* [Task]
What is to be printed is the span of lines starting at the one containing "Write the Apache ECharts code for this chart." and ending at the one containing "const amyloidMeanTop = 0.446;", reproduced exactly with pictures left out.

* [Information provided]
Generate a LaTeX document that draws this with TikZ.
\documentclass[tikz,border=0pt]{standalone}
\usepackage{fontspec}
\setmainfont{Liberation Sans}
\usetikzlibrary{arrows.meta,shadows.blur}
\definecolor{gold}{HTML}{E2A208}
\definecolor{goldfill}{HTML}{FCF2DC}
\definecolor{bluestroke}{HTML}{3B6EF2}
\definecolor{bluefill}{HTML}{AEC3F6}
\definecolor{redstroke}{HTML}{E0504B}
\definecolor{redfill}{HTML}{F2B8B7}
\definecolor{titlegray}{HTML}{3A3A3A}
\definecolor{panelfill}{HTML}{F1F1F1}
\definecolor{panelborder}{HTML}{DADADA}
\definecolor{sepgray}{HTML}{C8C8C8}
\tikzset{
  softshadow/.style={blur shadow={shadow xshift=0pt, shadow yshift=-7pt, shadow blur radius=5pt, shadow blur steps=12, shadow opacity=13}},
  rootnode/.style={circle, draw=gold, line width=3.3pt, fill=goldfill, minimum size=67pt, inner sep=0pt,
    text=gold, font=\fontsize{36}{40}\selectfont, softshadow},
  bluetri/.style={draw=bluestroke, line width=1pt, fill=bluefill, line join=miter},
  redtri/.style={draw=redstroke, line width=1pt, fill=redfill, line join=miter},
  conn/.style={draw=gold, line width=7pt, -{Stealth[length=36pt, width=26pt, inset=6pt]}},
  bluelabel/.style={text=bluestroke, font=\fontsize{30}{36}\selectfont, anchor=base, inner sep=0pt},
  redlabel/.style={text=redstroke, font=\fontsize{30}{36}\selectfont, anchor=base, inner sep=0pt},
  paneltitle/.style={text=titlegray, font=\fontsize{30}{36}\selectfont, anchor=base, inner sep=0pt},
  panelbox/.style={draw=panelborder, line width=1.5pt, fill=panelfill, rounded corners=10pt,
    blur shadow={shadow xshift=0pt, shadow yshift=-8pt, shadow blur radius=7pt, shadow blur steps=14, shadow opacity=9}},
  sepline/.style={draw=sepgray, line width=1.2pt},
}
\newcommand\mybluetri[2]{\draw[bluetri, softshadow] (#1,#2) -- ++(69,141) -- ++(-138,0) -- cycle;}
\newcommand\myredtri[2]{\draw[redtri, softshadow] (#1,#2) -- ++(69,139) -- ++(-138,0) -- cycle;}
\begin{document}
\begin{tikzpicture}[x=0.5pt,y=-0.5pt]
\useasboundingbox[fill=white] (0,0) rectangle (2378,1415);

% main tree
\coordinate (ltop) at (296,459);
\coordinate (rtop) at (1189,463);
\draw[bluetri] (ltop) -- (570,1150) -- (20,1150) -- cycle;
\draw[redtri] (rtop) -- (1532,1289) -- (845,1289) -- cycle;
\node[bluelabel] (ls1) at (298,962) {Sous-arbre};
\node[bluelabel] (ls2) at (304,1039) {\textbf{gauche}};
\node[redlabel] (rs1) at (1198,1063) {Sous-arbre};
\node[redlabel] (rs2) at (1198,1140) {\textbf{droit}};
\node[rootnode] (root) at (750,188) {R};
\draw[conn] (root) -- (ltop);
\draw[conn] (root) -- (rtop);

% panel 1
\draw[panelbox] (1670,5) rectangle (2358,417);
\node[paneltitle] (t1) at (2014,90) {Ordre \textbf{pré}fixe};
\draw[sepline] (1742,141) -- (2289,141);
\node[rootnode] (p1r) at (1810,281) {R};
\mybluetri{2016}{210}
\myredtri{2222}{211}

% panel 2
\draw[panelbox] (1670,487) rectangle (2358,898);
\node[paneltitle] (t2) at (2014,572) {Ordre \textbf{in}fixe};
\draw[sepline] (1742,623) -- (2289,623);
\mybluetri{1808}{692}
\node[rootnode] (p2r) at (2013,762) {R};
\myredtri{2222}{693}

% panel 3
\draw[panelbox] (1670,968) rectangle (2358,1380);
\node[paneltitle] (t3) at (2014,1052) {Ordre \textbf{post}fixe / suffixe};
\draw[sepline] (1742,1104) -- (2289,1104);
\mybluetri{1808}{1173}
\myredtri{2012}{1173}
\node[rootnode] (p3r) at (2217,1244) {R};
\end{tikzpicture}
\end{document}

---

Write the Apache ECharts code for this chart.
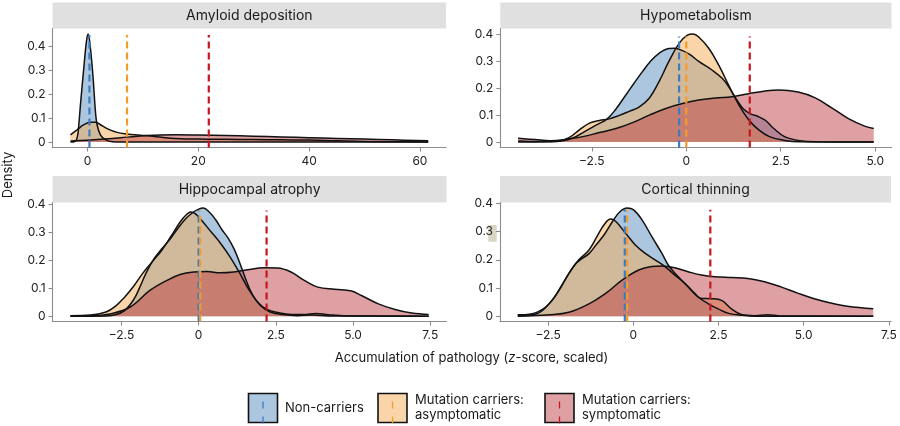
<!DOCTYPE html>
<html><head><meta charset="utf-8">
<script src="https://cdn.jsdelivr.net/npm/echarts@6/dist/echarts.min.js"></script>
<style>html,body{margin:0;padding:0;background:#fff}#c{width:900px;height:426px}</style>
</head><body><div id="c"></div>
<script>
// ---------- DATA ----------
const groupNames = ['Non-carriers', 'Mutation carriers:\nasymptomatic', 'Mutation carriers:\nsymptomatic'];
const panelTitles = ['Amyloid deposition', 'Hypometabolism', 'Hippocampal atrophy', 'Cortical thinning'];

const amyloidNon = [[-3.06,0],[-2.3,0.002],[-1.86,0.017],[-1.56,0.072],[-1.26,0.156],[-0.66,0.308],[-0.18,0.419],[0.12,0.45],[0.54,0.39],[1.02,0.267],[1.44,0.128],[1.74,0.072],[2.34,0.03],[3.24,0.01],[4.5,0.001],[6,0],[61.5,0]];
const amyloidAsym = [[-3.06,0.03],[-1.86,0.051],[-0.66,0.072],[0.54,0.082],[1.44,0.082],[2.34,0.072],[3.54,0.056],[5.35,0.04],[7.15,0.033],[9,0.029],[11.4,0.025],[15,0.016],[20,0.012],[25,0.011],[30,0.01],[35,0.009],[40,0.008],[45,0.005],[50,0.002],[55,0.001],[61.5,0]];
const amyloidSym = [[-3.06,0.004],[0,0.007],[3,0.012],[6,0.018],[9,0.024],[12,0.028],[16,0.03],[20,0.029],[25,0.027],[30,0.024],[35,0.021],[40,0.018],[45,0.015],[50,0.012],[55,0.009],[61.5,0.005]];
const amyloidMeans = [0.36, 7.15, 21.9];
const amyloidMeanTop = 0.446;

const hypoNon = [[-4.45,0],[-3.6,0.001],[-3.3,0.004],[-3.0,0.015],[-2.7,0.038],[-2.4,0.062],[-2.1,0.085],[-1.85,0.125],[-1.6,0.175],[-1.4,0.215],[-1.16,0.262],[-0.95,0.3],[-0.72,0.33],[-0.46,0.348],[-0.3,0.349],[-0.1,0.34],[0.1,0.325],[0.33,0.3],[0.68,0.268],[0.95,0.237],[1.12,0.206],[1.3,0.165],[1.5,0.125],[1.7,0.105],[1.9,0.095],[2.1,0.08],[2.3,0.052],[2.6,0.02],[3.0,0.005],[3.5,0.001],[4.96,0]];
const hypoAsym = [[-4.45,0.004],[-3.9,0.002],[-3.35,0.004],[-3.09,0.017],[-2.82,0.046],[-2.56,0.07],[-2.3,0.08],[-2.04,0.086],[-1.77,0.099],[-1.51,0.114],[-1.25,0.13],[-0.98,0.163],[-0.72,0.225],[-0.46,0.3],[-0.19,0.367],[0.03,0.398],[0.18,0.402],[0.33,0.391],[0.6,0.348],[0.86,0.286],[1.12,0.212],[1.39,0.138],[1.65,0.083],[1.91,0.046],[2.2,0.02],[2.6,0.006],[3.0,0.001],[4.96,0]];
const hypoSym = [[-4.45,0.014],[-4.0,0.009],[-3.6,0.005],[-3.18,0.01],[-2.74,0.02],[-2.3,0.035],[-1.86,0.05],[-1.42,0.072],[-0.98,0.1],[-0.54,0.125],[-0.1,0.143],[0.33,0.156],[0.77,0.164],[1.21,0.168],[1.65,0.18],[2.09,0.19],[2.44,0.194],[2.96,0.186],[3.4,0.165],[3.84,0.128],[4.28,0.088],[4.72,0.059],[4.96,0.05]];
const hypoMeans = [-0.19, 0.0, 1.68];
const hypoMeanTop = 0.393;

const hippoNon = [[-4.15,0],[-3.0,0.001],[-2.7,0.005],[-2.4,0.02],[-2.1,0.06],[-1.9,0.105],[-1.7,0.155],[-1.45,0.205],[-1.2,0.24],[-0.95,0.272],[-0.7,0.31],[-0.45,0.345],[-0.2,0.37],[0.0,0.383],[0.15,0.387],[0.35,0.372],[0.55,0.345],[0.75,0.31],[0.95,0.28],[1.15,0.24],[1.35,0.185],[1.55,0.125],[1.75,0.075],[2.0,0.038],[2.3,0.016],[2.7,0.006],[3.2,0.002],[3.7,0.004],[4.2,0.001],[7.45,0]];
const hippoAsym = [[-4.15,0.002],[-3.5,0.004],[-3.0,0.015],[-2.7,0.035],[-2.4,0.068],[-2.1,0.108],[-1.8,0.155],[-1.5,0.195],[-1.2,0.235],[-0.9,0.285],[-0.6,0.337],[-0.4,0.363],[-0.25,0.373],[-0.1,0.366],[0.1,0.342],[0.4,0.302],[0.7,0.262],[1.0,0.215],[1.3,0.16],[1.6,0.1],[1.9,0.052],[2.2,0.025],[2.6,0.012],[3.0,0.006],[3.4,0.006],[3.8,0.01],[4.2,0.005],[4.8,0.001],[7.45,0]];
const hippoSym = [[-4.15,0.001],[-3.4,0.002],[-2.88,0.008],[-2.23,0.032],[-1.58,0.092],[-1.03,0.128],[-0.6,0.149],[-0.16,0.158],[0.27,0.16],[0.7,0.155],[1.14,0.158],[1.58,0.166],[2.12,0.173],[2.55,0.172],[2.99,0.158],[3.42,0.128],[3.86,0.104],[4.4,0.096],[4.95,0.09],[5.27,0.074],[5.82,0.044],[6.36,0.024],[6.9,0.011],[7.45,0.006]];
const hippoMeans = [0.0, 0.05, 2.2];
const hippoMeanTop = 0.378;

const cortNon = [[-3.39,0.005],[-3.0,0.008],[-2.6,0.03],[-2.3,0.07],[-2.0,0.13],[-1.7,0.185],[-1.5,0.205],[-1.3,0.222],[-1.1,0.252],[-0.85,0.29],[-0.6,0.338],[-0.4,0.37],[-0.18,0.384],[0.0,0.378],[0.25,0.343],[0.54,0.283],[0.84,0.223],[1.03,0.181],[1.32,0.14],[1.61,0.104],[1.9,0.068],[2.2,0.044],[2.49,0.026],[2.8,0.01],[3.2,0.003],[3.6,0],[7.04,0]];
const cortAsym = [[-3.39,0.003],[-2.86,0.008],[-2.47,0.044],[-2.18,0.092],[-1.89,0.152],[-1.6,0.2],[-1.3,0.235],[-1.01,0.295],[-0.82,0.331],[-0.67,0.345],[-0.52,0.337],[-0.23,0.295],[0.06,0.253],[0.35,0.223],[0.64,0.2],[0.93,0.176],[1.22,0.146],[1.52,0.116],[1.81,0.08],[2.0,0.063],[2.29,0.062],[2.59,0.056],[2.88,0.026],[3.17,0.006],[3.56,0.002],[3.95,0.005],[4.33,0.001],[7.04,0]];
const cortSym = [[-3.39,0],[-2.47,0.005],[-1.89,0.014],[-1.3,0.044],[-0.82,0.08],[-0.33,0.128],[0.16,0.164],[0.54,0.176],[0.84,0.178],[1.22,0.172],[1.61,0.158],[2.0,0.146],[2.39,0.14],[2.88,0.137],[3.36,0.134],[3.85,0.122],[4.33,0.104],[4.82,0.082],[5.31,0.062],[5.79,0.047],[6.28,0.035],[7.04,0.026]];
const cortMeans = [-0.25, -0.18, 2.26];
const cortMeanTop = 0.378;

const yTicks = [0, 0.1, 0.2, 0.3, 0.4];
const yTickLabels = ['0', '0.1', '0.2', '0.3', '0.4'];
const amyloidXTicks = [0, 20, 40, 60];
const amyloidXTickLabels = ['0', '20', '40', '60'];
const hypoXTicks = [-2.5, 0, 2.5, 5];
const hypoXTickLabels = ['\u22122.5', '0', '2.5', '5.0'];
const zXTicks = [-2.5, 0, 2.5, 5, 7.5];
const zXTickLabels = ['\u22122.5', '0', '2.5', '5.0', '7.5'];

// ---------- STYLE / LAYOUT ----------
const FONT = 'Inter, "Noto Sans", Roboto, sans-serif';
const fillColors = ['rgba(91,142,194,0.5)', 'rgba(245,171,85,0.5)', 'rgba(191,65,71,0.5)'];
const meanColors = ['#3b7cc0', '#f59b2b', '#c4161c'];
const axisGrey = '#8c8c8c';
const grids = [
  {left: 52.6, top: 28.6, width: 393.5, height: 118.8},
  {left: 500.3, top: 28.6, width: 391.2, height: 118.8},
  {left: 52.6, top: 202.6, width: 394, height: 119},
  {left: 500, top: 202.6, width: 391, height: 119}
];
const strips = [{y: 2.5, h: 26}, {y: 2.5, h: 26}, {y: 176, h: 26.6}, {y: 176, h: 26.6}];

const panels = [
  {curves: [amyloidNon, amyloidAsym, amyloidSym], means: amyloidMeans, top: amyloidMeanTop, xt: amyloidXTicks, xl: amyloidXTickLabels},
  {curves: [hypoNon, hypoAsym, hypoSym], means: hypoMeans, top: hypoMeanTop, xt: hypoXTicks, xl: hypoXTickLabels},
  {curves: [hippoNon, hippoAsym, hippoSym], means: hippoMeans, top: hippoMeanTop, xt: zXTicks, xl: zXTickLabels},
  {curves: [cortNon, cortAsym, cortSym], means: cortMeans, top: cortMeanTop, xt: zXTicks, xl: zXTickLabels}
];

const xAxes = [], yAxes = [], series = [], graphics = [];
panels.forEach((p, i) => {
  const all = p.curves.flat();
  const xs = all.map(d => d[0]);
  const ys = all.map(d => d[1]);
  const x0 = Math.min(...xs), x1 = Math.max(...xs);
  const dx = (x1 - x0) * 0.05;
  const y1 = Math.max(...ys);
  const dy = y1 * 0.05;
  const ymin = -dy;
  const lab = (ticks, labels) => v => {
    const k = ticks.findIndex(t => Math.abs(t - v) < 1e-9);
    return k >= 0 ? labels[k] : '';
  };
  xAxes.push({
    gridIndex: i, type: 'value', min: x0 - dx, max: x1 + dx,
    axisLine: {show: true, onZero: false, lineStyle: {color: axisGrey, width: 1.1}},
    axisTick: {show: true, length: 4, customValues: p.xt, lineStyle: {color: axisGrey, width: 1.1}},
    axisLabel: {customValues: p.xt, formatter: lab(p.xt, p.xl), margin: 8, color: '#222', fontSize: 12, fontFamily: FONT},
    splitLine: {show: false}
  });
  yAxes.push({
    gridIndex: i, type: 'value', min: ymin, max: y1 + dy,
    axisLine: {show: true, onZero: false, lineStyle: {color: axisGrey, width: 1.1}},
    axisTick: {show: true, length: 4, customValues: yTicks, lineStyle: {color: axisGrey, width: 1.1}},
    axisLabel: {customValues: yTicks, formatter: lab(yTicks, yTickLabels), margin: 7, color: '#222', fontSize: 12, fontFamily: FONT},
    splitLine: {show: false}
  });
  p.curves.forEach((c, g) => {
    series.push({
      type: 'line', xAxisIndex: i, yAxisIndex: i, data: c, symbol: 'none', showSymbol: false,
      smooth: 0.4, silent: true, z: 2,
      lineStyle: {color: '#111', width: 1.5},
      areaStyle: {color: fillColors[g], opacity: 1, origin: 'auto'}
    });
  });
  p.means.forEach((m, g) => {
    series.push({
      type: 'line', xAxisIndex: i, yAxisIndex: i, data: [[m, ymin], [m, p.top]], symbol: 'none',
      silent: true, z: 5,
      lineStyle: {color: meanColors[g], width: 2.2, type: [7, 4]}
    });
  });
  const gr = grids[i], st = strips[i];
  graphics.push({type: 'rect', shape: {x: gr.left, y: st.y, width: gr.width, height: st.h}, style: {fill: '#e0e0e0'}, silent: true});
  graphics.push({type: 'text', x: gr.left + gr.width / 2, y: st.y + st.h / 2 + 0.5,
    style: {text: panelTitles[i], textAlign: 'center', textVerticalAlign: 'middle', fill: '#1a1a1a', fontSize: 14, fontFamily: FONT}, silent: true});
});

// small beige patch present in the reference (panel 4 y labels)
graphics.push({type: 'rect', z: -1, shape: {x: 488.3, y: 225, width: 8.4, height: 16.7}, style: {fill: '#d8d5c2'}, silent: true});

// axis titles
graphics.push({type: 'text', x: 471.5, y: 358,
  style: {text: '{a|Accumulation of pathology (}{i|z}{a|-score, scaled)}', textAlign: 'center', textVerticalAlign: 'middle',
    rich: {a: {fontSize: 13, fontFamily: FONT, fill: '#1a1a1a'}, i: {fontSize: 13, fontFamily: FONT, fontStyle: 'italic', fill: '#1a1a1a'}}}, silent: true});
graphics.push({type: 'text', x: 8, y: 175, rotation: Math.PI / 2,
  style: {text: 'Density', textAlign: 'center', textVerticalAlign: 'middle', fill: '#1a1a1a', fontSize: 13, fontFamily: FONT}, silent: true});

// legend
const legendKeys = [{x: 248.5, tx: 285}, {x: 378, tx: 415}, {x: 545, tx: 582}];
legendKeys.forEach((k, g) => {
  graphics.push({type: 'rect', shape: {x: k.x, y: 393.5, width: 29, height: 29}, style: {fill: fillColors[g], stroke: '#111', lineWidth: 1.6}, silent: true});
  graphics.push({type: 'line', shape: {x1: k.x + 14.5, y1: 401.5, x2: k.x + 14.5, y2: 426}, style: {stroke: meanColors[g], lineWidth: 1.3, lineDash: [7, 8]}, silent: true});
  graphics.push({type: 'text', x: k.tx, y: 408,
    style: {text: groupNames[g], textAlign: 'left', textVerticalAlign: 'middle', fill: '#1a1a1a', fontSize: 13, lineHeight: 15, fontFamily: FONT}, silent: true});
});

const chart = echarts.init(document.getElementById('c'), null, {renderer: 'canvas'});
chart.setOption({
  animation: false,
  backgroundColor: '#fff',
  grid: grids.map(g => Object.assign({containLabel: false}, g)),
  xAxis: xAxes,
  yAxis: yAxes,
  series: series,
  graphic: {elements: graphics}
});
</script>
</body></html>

* [Correct answer]
Write the Apache ECharts code for this chart.
<!DOCTYPE html>
<html><head><meta charset="utf-8">
<script src="https://cdn.jsdelivr.net/npm/echarts@6/dist/echarts.min.js"></script>
<style>html,body{margin:0;padding:0;background:#fff}#c{width:900px;height:426px}</style>
</head><body><div id="c"></div>
<script>
// ---------- DATA ----------
const groupNames = ['Non-carriers', 'Mutation carriers:\nasymptomatic', 'Mutation carriers:\nsymptomatic'];
const panelTitles = ['Amyloid deposition', 'Hypometabolism', 'Hippocampal atrophy', 'Cortical thinning'];

const amyloidNon = [[-3.06,0],[-2.3,0.002],[-1.86,0.017],[-1.56,0.072],[-1.26,0.156],[-0.66,0.308],[-0.18,0.419],[0.12,0.45],[0.54,0.39],[1.02,0.267],[1.44,0.128],[1.74,0.072],[2.34,0.03],[3.24,0.01],[4.5,0.001],[6,0],[61.5,0]];
const amyloidAsym = [[-3.06,0.03],[-1.86,0.051],[-0.66,0.072],[0.54,0.082],[1.44,0.082],[2.34,0.072],[3.54,0.056],[5.35,0.04],[7.15,0.033],[9,0.029],[11.4,0.025],[15,0.016],[20,0.012],[25,0.011],[30,0.01],[35,0.009],[40,0.008],[45,0.005],[50,0.002],[55,0.001],[61.5,0]];
const amyloidSym = [[-3.06,0.004],[0,0.007],[3,0.012],[6,0.018],[9,0.024],[12,0.028],[16,0.03],[20,0.029],[25,0.027],[30,0.024],[35,0.021],[40,0.018],[45,0.015],[50,0.012],[55,0.009],[61.5,0.005]];
const amyloidMeans = [0.36, 7.15, 21.9];
const amyloidMeanTop = 0.446;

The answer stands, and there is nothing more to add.